Я помню тебя своей одноклассницей, когда мы еще не были близки и да знакомы чуть-чуть, у тебя была тяжелая белокурая коса, ты сидела с Наташкой Хоменок за одной из первых парт, и иногда поворачивалась, показывая грудь. Ты была красавица пятнадцати лет, а я смеялся над твоей тяжелой жопой, корил тебя, потому что всегда был требовательным и насмешливым, а ты — самое лучшее, не лучшее, нет, единственное, что было у меня в этой дурацкой жизни, которая кончилась, потому что я тебя не спас.
А потом я открыл дверь в твою комнату, и десятки раз, идя мимо, не то, чтобы заглядываю, я просто поневоле проверяю, вижу треть твоей кровати, вижу стопку сложенных одеял, и в принципе ты можешь быть там, лежать, поджав ноги и ждать, когда я тебя найду. Ты же всегда, в отличие от меня умела ждать и терпеть.
Я тебя ищу, дорогая, везде, я еду на машине через места, где мы бывали, а это все на много десятков миль вокруг, и будто прорываюсь через колючий кровавый кустарник, который своими шипами пытается вытраивать из меня твой облик, впечатанный во все, что меня окружает. Я не могу с этим ничего поделать. И я днями поэтому не выхожу из дома. Я не могу отказаться от тебя и никогда не откажусь. Меня же никто, кроме тебя, так не любил; ты помнишь, как в двадцать лет ты вставала на час-полтора раньше, и ездила встречать меня к первой паре на Гостинке, и ехала со мной до Московской, и только оттуда к себе на Политехническую. Ты просто хотела побыть со мной рядом. И еще ты знала, что мне плохо одному, ты говорила, потому что я – Близнец. И кто полюбит меня, кроме тебя; моя писька, как ты помнишь, все также грустно висит, упражнения я забросил, от операции отказываюсь, не в коня корм.

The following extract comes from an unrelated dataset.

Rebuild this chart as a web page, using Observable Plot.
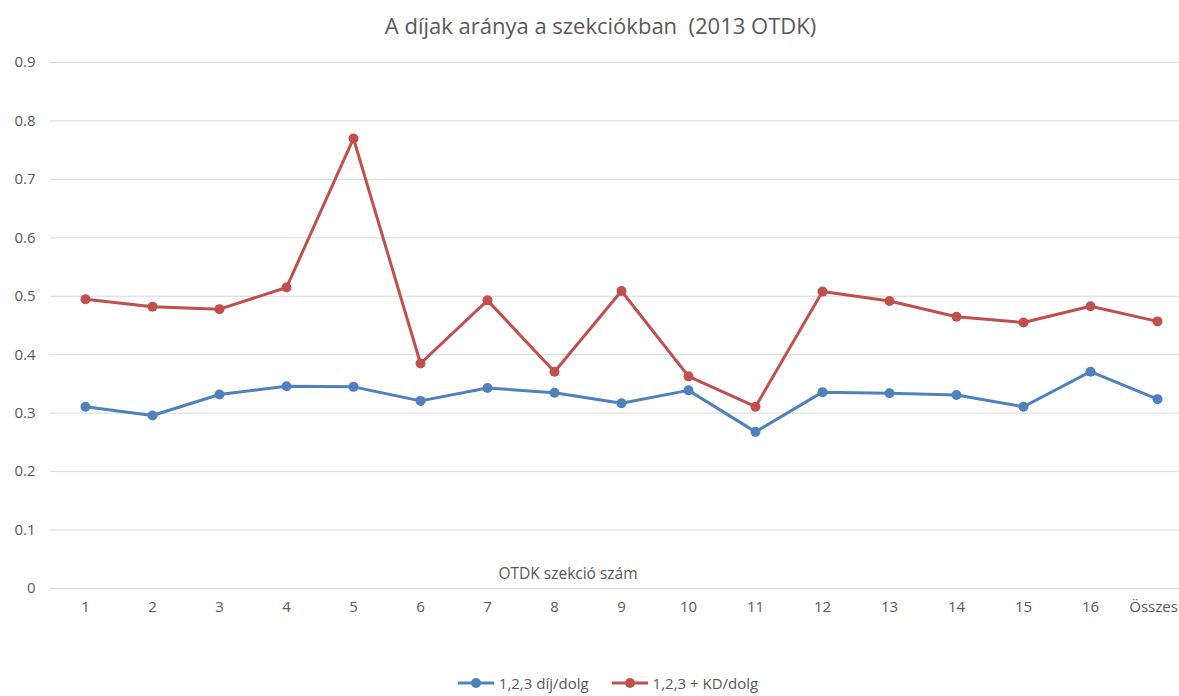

Где ты моя девочка, куда ты ушла, ты унесла с собой ту мою часть, которая была не просто лучшей, может быть, и не лучшей, но единственно живой. Потому что я почти насквозь умственный, а ты была насквозь другая. И может быть те, кто тебя никогда не знал и будут читать как этот плачущий большевик убивается о том, что с ним больше нет его маленькой, его преданной жены, зададутся вопросом, что же в ней было такого, что он не может без нее жить. Может, он больной?
Я, кстати, не знаю, я еще пишу о тебе, я все еще пытаюсь слепить твой образ, похожий на тот, с кем я прожил всю свою жизнь, и все, все кончилось. Как бы я хотел, чтобы ты пережила меня, чтобы не мне надо было оплакивать тебя. Мы будем вместе, потому что из меня тебе уже никуда не деться, ты всегда была как нитка за иголкой, и все будет продолжаться, пока у меня хватит терпения терпеть.
Помнишь в Усть-Нарве, когда мы жили у Инны на улице Райя, у ее гуся умерла гусыня. И он так убивался, что ему привезли новую и молодую, и он даже начал ухаживать, высунул свой странный розовый и какой-то зубчатый конец, похожий на плоский язык: попытался, и не получилось. А ведь этот половой инстинкт — если не над всем, то над многим. Но и гусь не смог.
Олька, Олька Будашевская иногда звонит, купила, представляешь, квартиру в Нарве и порой живет там. Ты помнишь ее клубничный рай и дочку Нюшу, ее звали, как тебя, и ты иногда с ней сидела. Что тебе сказать: звонит иногда наша монашка Женька, пишет Женька, которая переводчица, Баря, для которого твой уход тоже – боль, и он порой звонит, но реже, чем при тебе. Я подчас пишу и Лелику, и Файке, написал твоей Ларе Морве, но не смог удержаться и разнюнился, прости.
Но они выживут, я – едва ли. И это понятно.
Прощай, моя дорогая, моя маленькая, мой дружок, прощай, я не буду больше говорить с тобой публично, но ты все также будешь жить во мне, ты будешь моей частью, пока я есть целое. Я тебя целую, целую твои губы и руки, которые я всегда держал, я всегда держал тебя за ручку, чтобы ты не убежала, не исчезла, не оставила меня одного, хотя твои главные свойства – верность и постоянство. И ты переселилась ко мне, мы будем жить вместе, как раньше, я только буду видеть тебя, сильно зажмурив глаза и заглядывая в этот бездонный колодец своей холодной души, на дне которого ты, как тень от ведра, и это навсегда. Прощай, моя милая, прощай.